Waiting for the real answers
We should not draw any conclusions from a single month's CPI, which could be based on random or chance circumstances.
The Israeli economy is currently undergoing a transition, and uncertainty reigns. At the end of July Israel will have been operating for 19 months based on the 2008 state budget, and then will start 17 months based on the two-year 2009-2010 budget, an Israeli invention of Benjamin Netanyahu's creation and unknown elsewhere in both the developed and third world.
The March consumer price index was published on Tuesday, a 0.5% increase, and economists now have another bit of uncertainty to chew on. All the forecasts were in the 0% to 0.2% range, with the real extremists predicting a 0.3% rise. Everyone was wrong.

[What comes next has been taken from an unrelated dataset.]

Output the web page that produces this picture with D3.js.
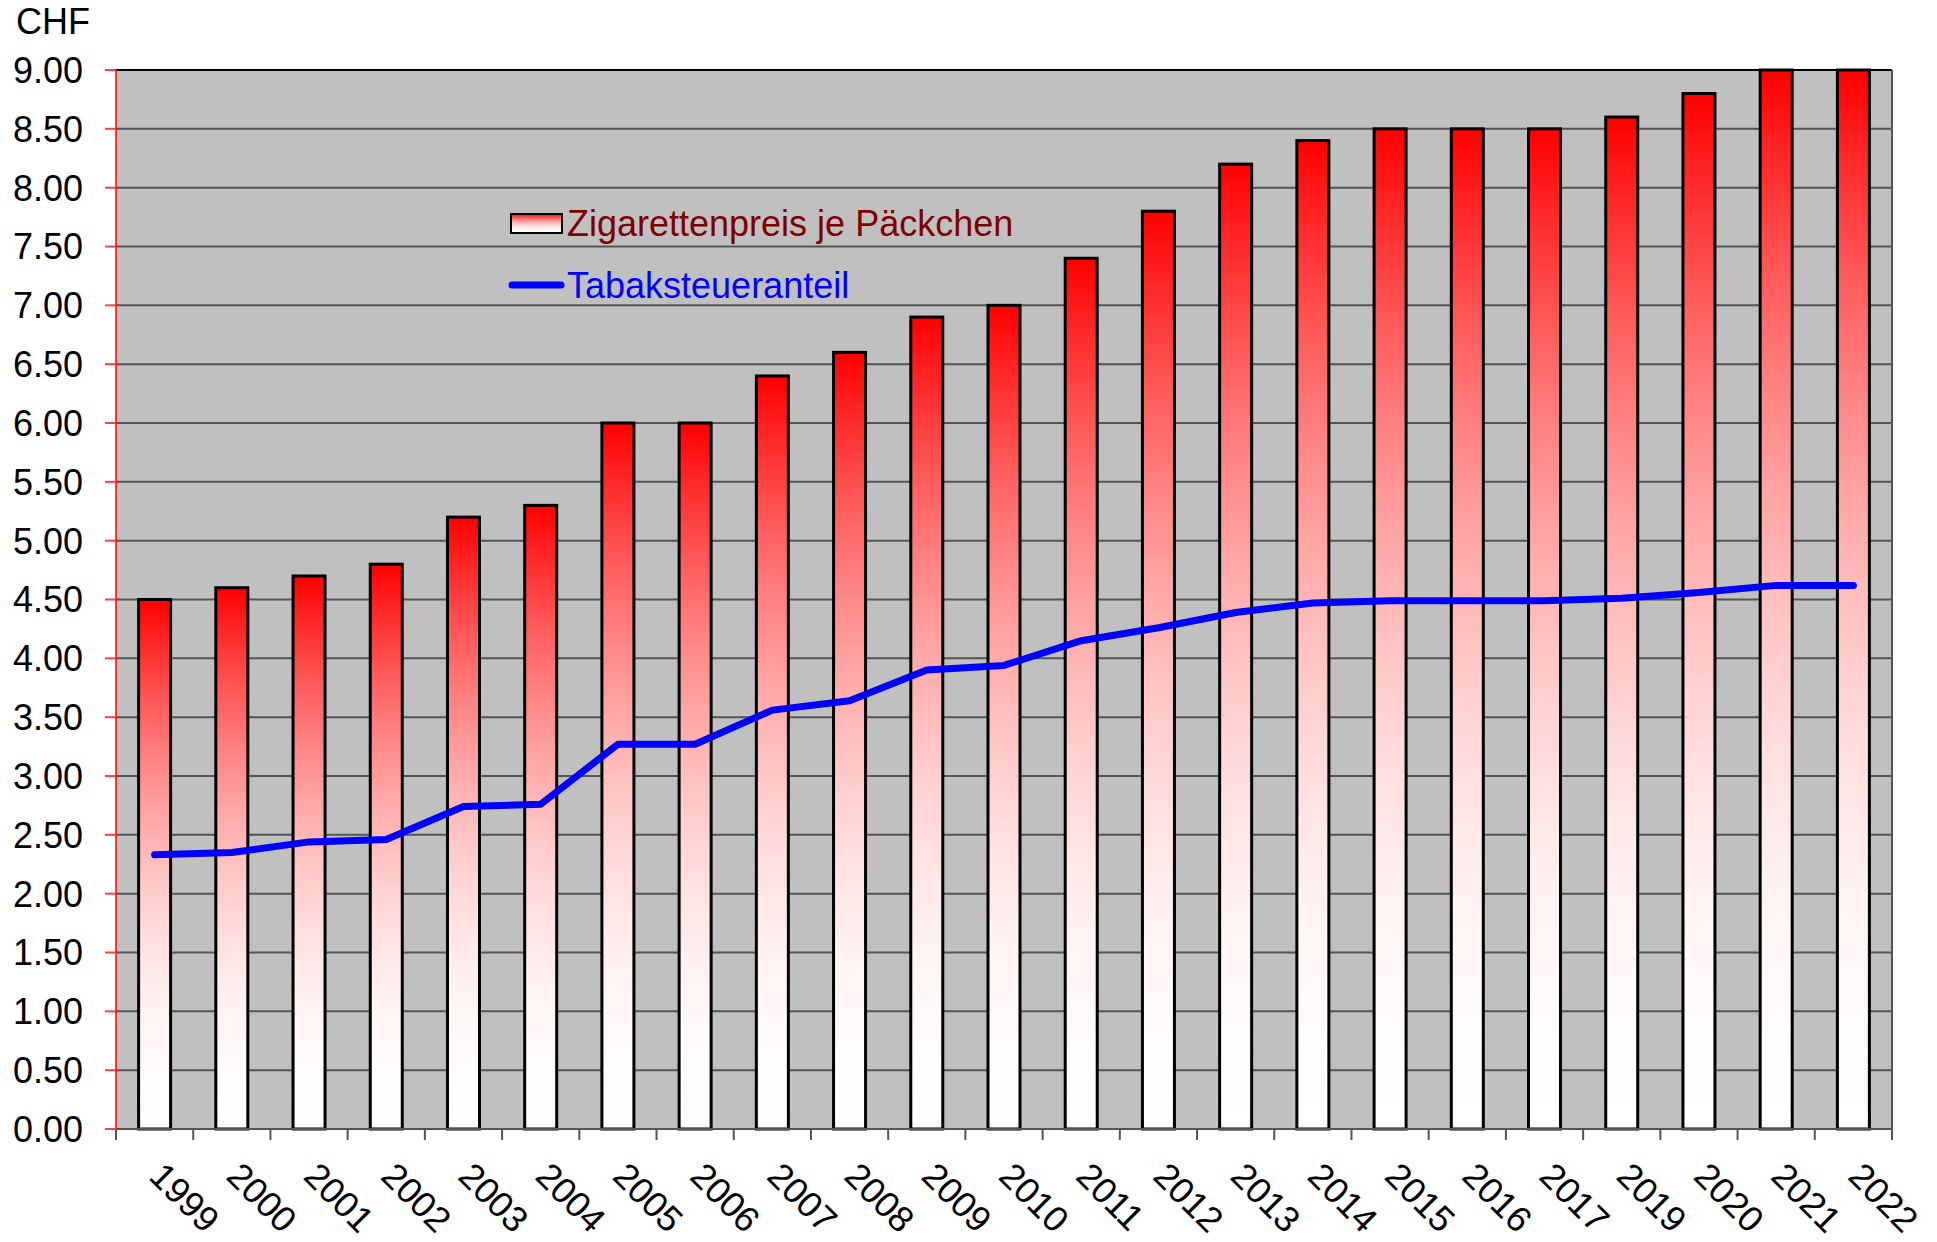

The immediate question was whether this is a one-time digression, based on seasonal and other one-off occurrences, or whether this was a sign of increasing consumption and the harbinger of the start of an economic recovery - what is called "positive inflation" in the sense of good inflation. This is especially important as forecasts are for 0.7% to 1% inflation in April.
We should not draw any conclusions from a single month's CPI, which could be based on random or chance circumstances. It is better to wait and base such an analysis on a number of months, and we will have to carefully study the components of the index over the next few months. Our new Finance Minister, Yuval Steinitz, should also heed this suggestion.
But another cause of the high CPI could be that the Bank of Israel is printing money to finance its $100 million in daily foreign currency purchases, as well as its purchase of government bonds.
This is in direct contradiction to the central bank's claims that it is sterilizing these purchases with various methods such as issuing short-term notes and other steps.